◆ **THE TASK**
Reproduce the data exactly.

◆ **PROVIDED MATERIAL**
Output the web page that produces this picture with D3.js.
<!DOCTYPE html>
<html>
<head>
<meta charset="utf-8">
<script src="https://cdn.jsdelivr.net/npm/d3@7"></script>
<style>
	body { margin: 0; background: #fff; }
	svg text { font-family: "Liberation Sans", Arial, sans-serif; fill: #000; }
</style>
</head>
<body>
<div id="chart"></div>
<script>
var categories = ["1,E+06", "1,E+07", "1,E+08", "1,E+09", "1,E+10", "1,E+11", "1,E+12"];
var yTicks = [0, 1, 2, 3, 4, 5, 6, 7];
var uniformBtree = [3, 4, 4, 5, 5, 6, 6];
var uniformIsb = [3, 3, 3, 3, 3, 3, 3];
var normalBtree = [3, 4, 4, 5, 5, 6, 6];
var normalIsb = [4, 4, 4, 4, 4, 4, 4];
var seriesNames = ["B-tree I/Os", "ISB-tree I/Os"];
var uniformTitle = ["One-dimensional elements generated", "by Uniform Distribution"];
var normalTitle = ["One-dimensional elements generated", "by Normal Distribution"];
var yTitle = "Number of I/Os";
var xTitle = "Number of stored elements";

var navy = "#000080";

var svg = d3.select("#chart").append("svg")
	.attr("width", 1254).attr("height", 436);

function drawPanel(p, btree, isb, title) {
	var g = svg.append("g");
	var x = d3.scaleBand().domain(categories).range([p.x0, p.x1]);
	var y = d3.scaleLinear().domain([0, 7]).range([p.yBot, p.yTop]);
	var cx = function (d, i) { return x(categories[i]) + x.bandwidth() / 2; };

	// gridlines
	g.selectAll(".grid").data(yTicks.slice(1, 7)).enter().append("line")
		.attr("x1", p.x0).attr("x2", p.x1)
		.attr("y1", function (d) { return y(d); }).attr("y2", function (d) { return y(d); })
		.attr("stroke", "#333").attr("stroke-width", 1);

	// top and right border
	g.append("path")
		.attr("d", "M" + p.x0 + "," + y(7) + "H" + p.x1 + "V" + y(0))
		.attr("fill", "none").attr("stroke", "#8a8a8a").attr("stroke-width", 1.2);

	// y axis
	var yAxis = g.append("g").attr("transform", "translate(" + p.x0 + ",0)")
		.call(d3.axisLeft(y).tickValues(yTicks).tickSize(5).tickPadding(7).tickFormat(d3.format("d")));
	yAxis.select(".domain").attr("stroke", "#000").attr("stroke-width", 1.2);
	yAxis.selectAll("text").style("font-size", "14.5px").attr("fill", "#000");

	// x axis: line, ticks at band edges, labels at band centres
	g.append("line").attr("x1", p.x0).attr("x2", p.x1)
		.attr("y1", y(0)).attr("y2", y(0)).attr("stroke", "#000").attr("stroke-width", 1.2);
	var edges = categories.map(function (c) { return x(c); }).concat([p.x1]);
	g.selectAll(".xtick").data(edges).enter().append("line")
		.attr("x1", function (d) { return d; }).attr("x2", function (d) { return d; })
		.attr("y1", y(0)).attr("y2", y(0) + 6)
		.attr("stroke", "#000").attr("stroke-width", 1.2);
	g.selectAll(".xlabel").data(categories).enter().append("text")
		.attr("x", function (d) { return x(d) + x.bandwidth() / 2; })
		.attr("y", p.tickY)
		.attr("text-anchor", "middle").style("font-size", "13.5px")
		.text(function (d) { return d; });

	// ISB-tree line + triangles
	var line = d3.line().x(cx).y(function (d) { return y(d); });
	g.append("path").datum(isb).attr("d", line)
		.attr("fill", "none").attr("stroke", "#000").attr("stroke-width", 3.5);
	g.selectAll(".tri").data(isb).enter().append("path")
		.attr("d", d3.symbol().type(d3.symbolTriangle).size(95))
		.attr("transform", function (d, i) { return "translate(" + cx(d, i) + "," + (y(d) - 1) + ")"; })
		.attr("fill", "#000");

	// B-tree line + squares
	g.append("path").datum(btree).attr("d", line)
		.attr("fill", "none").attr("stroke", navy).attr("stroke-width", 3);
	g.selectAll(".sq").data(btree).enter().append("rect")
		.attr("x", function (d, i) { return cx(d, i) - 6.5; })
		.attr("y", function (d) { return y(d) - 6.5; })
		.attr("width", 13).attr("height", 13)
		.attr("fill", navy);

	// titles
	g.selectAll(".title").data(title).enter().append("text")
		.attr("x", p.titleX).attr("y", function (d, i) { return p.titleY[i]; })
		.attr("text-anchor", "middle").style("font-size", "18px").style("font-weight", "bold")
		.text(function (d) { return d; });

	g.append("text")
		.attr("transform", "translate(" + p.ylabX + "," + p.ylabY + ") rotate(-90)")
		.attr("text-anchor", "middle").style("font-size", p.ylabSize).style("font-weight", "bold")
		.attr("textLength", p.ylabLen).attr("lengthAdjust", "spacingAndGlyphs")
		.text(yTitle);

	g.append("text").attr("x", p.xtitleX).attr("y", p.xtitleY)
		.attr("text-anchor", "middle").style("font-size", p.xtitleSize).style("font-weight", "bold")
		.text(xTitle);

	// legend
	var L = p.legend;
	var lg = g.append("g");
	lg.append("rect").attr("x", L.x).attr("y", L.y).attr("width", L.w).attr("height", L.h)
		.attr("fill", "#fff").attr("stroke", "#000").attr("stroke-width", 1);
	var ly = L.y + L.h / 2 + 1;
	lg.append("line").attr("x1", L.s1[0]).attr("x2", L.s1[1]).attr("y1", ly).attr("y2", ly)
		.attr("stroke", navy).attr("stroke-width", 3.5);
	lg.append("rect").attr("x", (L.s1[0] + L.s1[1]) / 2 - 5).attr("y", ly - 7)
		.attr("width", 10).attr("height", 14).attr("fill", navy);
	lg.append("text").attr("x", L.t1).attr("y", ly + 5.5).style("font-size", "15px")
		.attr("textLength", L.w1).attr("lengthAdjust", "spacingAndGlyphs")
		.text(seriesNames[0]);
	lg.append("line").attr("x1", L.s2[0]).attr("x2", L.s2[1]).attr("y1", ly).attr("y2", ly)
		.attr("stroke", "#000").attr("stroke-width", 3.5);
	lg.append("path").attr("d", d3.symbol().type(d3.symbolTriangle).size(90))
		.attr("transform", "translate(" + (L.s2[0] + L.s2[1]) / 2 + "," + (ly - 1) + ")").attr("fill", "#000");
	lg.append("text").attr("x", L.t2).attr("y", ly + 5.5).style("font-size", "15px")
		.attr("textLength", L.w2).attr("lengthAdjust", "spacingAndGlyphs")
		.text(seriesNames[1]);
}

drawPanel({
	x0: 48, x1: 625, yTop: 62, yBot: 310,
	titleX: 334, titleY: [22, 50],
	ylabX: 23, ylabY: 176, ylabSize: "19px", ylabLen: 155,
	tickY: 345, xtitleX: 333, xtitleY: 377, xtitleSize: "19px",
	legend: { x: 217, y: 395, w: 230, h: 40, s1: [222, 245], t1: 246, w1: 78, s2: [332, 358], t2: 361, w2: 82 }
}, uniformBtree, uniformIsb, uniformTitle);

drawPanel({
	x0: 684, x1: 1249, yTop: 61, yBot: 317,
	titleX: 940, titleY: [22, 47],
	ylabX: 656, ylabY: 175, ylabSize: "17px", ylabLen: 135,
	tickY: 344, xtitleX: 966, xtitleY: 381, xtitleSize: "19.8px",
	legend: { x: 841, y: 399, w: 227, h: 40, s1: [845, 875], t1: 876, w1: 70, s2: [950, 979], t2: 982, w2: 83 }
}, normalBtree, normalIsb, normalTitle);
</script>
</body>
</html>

◆ **ANSWER FOR THIS EXERCISE**
Output the web page that produces this picture with D3.js.
<!DOCTYPE html>
<html>
<head>
<meta charset="utf-8">
<script src="https://cdn.jsdelivr.net/npm/d3@7"></script>
<style>
	body { margin: 0; background: #fff; }
	svg text { font-family: "Liberation Sans", Arial, sans-serif; fill: #000; }
</style>
</head>
<body>
<div id="chart"></div>
<script>
var categories = ["1,E+06", "1,E+07", "1,E+08", "1,E+09", "1,E+10", "1,E+11", "1,E+12"];
var yTicks = [0, 1, 2, 3, 4, 5, 6, 7];
var uniformBtree = [3, 4, 4, 5, 5, 6, 6];
var uniformIsb = [3, 3, 3, 3, 3, 3, 3];
var normalBtree = [3, 4, 4, 5, 5, 6, 6];
var normalIsb = [4, 4, 4, 4, 4, 4, 4];
var seriesNames = ["B-tree I/Os", "ISB-tree I/Os"];
var uniformTitle = ["One-dimensional elements generated", "by Uniform Distribution"];
var normalTitle = ["One-dimensional elements generated", "by Normal Distribution"];
var yTitle = "Number of I/Os";
var xTitle = "Number of stored elements";

var navy = "#000080";

var svg = d3.select("#chart").append("svg")
	.attr("width", 1254).attr("height", 436);

function drawPanel(p, btree, isb, title) {
	var g = svg.append("g");
	var x = d3.scaleBand().domain(categories).range([p.x0, p.x1]);
	var y = d3.scaleLinear().domain([0, 7]).range([p.yBot, p.yTop]);
	var cx = function (d, i) { return x(categories[i]) + x.bandwidth() / 2; };

	// gridlines
	g.selectAll(".grid").data(yTicks.slice(1, 7)).enter().append("line")
		.attr("x1", p.x0).attr("x2", p.x1)
		.attr("y1", function (d) { return y(d); }).attr("y2", function (d) { return y(d); })
		.attr("stroke", "#333").attr("stroke-width", 1);

	// top and right border
	g.append("path")
		.attr("d", "M" + p.x0 + "," + y(7) + "H" + p.x1 + "V" + y(0))
		.attr("fill", "none").attr("stroke", "#8a8a8a").attr("stroke-width", 1.2);

	// y axis
	var yAxis = g.append("g").attr("transform", "translate(" + p.x0 + ",0)")
		.call(d3.axisLeft(y).tickValues(yTicks).tickSize(5).tickPadding(7).tickFormat(d3.format("d")));
	yAxis.select(".domain").attr("stroke", "#000").attr("stroke-width", 1.2);
	yAxis.selectAll("text").style("font-size", "14.5px").attr("fill", "#000");

	// x axis: line, ticks at band edges, labels at band centres
	g.append("line").attr("x1", p.x0).attr("x2", p.x1)
		.attr("y1", y(0)).attr("y2", y(0)).attr("stroke", "#000").attr("stroke-width", 1.2);
	var edges = categories.map(function (c) { return x(c); }).concat([p.x1]);
	g.selectAll(".xtick").data(edges).enter().append("line")
		.attr("x1", function (d) { return d; }).attr("x2", function (d) { return d; })
		.attr("y1", y(0)).attr("y2", y(0) + 6)
		.attr("stroke", "#000").attr("stroke-width", 1.2);
	g.selectAll(".xlabel").data(categories).enter().append("text")
		.attr("x", function (d) { return x(d) + x.bandwidth() / 2; })
		.attr("y", p.tickY)
		.attr("text-anchor", "middle").style("font-size", "13.5px")
		.text(function (d) { return d; });

	// ISB-tree line + triangles
	var line = d3.line().x(cx).y(function (d) { return y(d); });
	g.append("path").datum(isb).attr("d", line)
		.attr("fill", "none").attr("stroke", "#000").attr("stroke-width", 3.5);
	g.selectAll(".tri").data(isb).enter().append("path")
		.attr("d", d3.symbol().type(d3.symbolTriangle).size(95))
		.attr("transform", function (d, i) { return "translate(" + cx(d, i) + "," + (y(d) - 1) + ")"; })
		.attr("fill", "#000");

	// B-tree line + squares
	g.append("path").datum(btree).attr("d", line)
		.attr("fill", "none").attr("stroke", navy).attr("stroke-width", 3);
	g.selectAll(".sq").data(btree).enter().append("rect")
		.attr("x", function (d, i) { return cx(d, i) - 6.5; })
		.attr("y", function (d) { return y(d) - 6.5; })
		.attr("width", 13).attr("height", 13)
		.attr("fill", navy);

	// titles
	g.selectAll(".title").data(title).enter().append("text")
		.attr("x", p.titleX).attr("y", function (d, i) { return p.titleY[i]; })
		.attr("text-anchor", "middle").style("font-size", "18px").style("font-weight", "bold")
		.text(function (d) { return d; });

	g.append("text")
		.attr("transform", "translate(" + p.ylabX + "," + p.ylabY + ") rotate(-90)")
		.attr("text-anchor", "middle").style("font-size", p.ylabSize).style("font-weight", "bold")
		.attr("textLength", p.ylabLen).attr("lengthAdjust", "spacingAndGlyphs")
		.text(yTitle);

	g.append("text").attr("x", p.xtitleX).attr("y", p.xtitleY)
		.attr("text-anchor", "middle").style("font-size", p.xtitleSize).style("font-weight", "bold")
		.text(xTitle);

	// legend
	var L = p.legend;
	var lg = g.append("g");
	lg.append("rect").attr("x", L.x).attr("y", L.y).attr("width", L.w).attr("height", L.h)
		.attr("fill", "#fff").attr("stroke", "#000").attr("stroke-width", 1);
	var ly = L.y + L.h / 2 + 1;
	lg.append("line").attr("x1", L.s1[0]).attr("x2", L.s1[1]).attr("y1", ly).attr("y2", ly)
		.attr("stroke", navy).attr("stroke-width", 3.5);
	lg.append("rect").attr("x", (L.s1[0] + L.s1[1]) / 2 - 5).attr("y", ly - 7)
		.attr("width", 10).attr("height", 14).attr("fill", navy);
	lg.append("text").attr("x", L.t1).attr("y", ly + 5.5).style("font-size", "15px")
		.attr("textLength", L.w1).attr("lengthAdjust", "spacingAndGlyphs")
		.text(seriesNames[0]);
	lg.append("line").attr("x1", L.s2[0]).attr("x2", L.s2[1]).attr("y1", ly).attr("y2", ly)
		.attr("stroke", "#000").attr("stroke-width", 3.5);
	lg.append("path").attr("d", d3.symbol().type(d3.symbolTriangle).size(90))
		.attr("transform", "translate(" + (L.s2[0] + L.s2[1]) / 2 + "," + (ly - 1) + ")").attr("fill", "#000");
	lg.append("text").attr("x", L.t2).attr("y", ly + 5.5).style("font-size", "15px")
		.attr("textLength", L.w2).attr("lengthAdjust", "spacingAndGlyphs")
		.text(seriesNames[1]);
}

drawPanel({
	x0: 48, x1: 625, yTop: 62, yBot: 310,
	titleX: 334, titleY: [22, 50],
	ylabX: 23, ylabY: 176, ylabSize: "19px", ylabLen: 155,
	tickY: 345, xtitleX: 333, xtitleY: 377, xtitleSize: "19px",
	legend: { x: 217, y: 395, w: 230, h: 40, s1: [222, 245], t1: 246, w1: 78, s2: [332, 358], t2: 361, w2: 82 }
}, uniformBtree, uniformIsb, uniformTitle);

drawPanel({
	x0: 684, x1: 1249, yTop: 61, yBot: 317,
	titleX: 940, titleY: [22, 47],
	ylabX: 656, ylabY: 175, ylabSize: "17px", ylabLen: 135,
	tickY: 344, xtitleX: 966, xtitleY: 381, xtitleSize: "19.8px",
	legend: { x: 841, y: 399, w: 227, h: 40, s1: [845, 875], t1: 876, w1: 70, s2: [950, 979], t2: 982, w2: 83 }
}, normalBtree, normalIsb, normalTitle);
</script>
</body>
</html>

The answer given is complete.